Partnership aims to reduce alcohol harms on Canadian campuses
While binge drinking isn’t a new issue for universities and colleges, a more collaborative effort has emerged.
Thirty-six universities and colleges have teamed up with the Canadian Centre on Substance Use and Addiction and Universities Canada in an effort to curb high-risk drinking. The Postsecondary Partnership – Alcohol Harms (PEP-AH), as it’s called, is connecting students and administrators with health experts to create campus programs to reduce harms related to binge drinking.
While Canadian universities have individually been grappling with the issue for decades, this partnership represents a more collaborative approach, said Scott Duguay, co-chair of PEP-AH and associate vice-president, enrolment management, at St. Thomas University. “We’re offering resources and ideas and best practices but allowing a lot of space for individual members to build their own plans,” Mr. Duguay said. “We strongly encourage institutions that are partners to have a campus team that oversees alcohol harm reduction programming.”
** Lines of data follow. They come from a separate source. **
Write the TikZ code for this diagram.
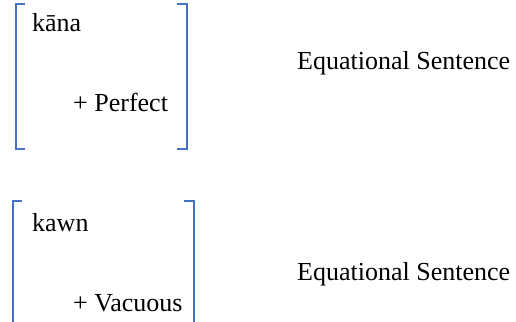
\documentclass[tikz,border=0pt]{standalone}
\usepackage{fontspec}
\setmainfont{Liberation Serif}
\usetikzlibrary{positioning}
\definecolor{myblue}{RGB}{68,114,196}

\begin{document}
\begin{tikzpicture}[x=1pt, y=-1pt,
            bracket/.style={myblue, line width=2pt},
            word/.style={inner sep=0pt, anchor=base west, font=\fontsize{26}{31}\selectfont}]
            \useasboundingbox (0,0) rectangle (516,321);

            \draw[bracket] (25,4) -- (15.5,4) -- (15.5,148.5) -- (25,148.5);
            \draw[bracket] (177,4) -- (186.5,4) -- (186.5,148.5) -- (177,148.5);
            \node[word] (kana) at (32,32) {kāna};
            \node[word] (perfect) at (73,111) {+ Perfect};
            \node[word] (eq1) at (297,70) {Equational Sentence};

            \draw[bracket] (22,201) -- (12.5,201) -- (12.5,330);
            \draw[bracket] (184,201) -- (193.5,201) -- (193.5,330);
            \node[word] (kawn) at (32,231) {kawn};
            \node[word] (vacuous) at (73,311) {+ Vacuous};
            \node[word] (eq2) at (297,280) {Equational Sentence};
        \end{tikzpicture}
\end{document}
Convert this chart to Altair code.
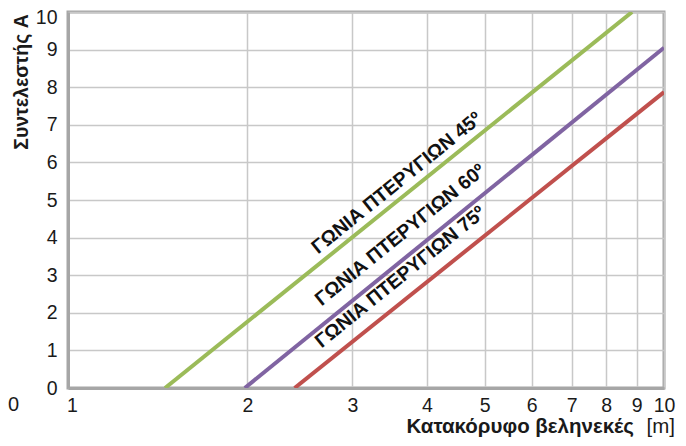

A 2016 survey of 43,780 students from 41 Canadian campuses affirmed the challenges institutions face with the prevalence of binge drinking. More than a third of students surveyed reported having five or more drinks the last time they partied or socialized, and many reported physically injuring themselves (18 percent), having unprotected sex (24 percent), forgetting where they were or what they did (29 percent) and doing something they later regretted (38 percent) due to alcohol.
“PEP-AH is not concerned with the drinking per se, but the harms associated with it,” said Catherine Paradis, co-chair of PEP-AH and senior research and policy analyst with the Canadian Centre on Substance Use and Addiction, which has received funding from Health Canada for this initiative. Ms. Paradis led the creation of a framework for campus programs to reduce alcohol harms. She recommends that institutions adopt at least one recommendation in each of five strategic areas, depending on the needs and structure of their campus. “Drinking is a social behaviour that happens in a larger context,” she said. “Each university or college has its own history and its own culture and policies.”
PEP-AH grew out of discussions since 2013, when former Acadia University president Ray Ivany rallied the support of university presidents to look at campus drinking culture. Mr. Ivany became passionate about the issue after having to deliver news of 19-year-old Acadia student Jonathan Andrews’ death following a night of binge drinking in residence. It was an event after which “our campus changed forever,” Mr. Ivany had said.
This past June, student affairs staff, administrators and students met for a one-day conference during CACUSS, the national conference of student affairs professionals across Canada, to share best practices and challenges. The dialogue will continue into 2018 and includes four student symposia in Western Canada, Ontario, Quebec and Atlantic Canada in advance of the national meeting. It was recognized that “students were at the heart of this if it was going to work, but we needed presidential level approval and support,” Mr. Duguay said. “At the end of the day, students are the experts in the experience itself.”
Cam Yung, PEP-AH’s student representative for Ontario and rector at Queen’s University, echoed that sentiment (the rector position at Queen’s is held by a student and is elected by students). Queen’s has had an alcohol working group for almost 20 years and recently hosted PEP-AH’s Ontario student symposium. “Students react better when they have peers there to lead and provide guidance,” Mr. Yung said. “When we have students educating students, and not a top-down approach of administration trying to educate students about alcohol harms, that is a way more effective solution.”